Le domaine d’Arkhangelskoïé est depuis toujours renommé pour sa bibliothèque, riche de seize mille volumes. De nombreux livres sortent des imprimeries les plus fameuses d’Europe, dont celles d’Aldo Manuce ou de Bodoni, à Parme, d’où provient une édition de la Jérusalem délivrée du Tasse datant de 1794. À l’extérieur, deux cents sculptures en marbre, œuvres de maîtres italiens des XVIIIe-XIXe siècles, sont disséminées dans le parc, parmi lesquelles de magnifiques copies de chefs-d’œuvre classiques.
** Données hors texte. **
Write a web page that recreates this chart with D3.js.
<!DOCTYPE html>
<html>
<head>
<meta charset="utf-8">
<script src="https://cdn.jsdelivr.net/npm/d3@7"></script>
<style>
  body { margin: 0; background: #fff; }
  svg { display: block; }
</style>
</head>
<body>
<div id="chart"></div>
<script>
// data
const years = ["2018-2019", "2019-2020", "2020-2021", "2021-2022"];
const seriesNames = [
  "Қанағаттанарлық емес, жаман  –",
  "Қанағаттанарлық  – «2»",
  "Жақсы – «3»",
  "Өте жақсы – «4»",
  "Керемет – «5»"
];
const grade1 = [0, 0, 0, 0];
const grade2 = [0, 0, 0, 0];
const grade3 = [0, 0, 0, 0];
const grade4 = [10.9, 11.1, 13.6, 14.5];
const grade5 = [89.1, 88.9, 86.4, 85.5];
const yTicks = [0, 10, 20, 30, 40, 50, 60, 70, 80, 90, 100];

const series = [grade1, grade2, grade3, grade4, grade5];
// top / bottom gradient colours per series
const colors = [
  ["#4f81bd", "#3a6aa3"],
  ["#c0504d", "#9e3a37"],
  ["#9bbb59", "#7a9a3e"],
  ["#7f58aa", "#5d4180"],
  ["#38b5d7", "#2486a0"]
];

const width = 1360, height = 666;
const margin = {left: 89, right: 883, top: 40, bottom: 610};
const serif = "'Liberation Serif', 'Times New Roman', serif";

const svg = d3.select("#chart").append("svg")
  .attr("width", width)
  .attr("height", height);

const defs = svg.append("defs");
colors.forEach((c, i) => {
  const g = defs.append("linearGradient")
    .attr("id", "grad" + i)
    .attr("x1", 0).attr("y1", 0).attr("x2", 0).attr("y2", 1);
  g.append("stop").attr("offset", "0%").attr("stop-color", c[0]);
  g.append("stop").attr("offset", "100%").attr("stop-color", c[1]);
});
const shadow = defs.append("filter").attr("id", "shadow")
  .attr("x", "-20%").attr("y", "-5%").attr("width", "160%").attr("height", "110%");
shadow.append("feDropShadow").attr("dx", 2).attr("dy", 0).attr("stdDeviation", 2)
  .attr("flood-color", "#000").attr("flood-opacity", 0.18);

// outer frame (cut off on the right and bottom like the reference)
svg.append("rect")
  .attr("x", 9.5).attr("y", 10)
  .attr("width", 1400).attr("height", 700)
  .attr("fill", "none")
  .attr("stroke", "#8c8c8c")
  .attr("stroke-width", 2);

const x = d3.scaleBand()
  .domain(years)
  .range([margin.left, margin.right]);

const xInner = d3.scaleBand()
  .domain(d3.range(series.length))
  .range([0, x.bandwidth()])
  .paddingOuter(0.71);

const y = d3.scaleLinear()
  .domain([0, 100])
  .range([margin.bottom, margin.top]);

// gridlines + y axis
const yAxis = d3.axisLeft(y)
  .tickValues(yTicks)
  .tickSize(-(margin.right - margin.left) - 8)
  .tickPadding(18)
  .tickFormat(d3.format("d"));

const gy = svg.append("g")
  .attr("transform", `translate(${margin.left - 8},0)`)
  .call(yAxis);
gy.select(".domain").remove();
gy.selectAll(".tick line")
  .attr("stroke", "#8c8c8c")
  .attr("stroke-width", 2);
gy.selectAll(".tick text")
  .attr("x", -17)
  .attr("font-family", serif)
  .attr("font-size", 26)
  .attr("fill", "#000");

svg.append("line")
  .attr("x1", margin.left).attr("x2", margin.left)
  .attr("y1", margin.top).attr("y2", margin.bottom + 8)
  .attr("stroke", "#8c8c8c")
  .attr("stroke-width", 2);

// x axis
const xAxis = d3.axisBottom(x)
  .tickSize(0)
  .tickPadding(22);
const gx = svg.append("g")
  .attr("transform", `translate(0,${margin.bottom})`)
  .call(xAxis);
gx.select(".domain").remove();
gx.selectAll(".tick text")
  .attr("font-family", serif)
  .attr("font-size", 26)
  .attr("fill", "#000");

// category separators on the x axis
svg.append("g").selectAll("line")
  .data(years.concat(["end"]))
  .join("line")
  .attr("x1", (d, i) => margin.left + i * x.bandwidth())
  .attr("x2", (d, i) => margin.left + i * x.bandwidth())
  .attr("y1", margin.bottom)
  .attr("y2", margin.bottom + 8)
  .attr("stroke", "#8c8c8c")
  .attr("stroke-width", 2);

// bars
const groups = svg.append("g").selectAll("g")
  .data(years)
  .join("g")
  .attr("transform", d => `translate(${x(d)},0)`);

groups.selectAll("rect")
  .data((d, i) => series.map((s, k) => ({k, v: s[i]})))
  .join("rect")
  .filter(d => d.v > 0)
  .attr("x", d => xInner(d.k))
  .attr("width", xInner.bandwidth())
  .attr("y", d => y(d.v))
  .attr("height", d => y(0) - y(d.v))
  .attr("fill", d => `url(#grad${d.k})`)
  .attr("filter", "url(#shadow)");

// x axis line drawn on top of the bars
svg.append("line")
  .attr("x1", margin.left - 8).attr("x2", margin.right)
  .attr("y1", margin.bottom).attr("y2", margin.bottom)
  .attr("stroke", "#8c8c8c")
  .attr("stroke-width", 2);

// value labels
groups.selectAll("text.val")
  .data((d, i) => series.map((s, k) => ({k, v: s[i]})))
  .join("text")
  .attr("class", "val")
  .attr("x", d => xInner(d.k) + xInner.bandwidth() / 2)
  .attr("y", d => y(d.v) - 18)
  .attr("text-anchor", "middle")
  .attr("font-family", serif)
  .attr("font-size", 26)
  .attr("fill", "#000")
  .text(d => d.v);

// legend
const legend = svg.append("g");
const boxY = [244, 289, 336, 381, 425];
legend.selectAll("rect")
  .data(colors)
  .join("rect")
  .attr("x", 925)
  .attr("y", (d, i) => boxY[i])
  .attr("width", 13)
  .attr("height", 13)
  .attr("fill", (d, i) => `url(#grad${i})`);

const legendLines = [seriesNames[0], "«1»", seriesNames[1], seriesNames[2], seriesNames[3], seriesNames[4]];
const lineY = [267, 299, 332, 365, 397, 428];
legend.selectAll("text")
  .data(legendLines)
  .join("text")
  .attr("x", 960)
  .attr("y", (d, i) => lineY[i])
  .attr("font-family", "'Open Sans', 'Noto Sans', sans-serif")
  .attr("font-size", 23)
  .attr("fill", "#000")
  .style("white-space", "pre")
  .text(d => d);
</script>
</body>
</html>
La partie occidentale comporte de nombreux monuments architecturaux, en particulier le petit palais du "Caprice" et le pavillon appelé "Maison du T", qui abrite une bibliothèque. Enfin, un admirable théâtre a été réalisé sur les plans de Giuseppe Bove et de Pietro Gonzaga. Cet édifice en bois de deux étages conserve aujourd’hui dix décors amovibles et le rideau de scène réalisés par Pietro di Gottardo Gonzaga (1751-1831), dont les décors faisaient l’orgueil des meilleurs théâtres européens.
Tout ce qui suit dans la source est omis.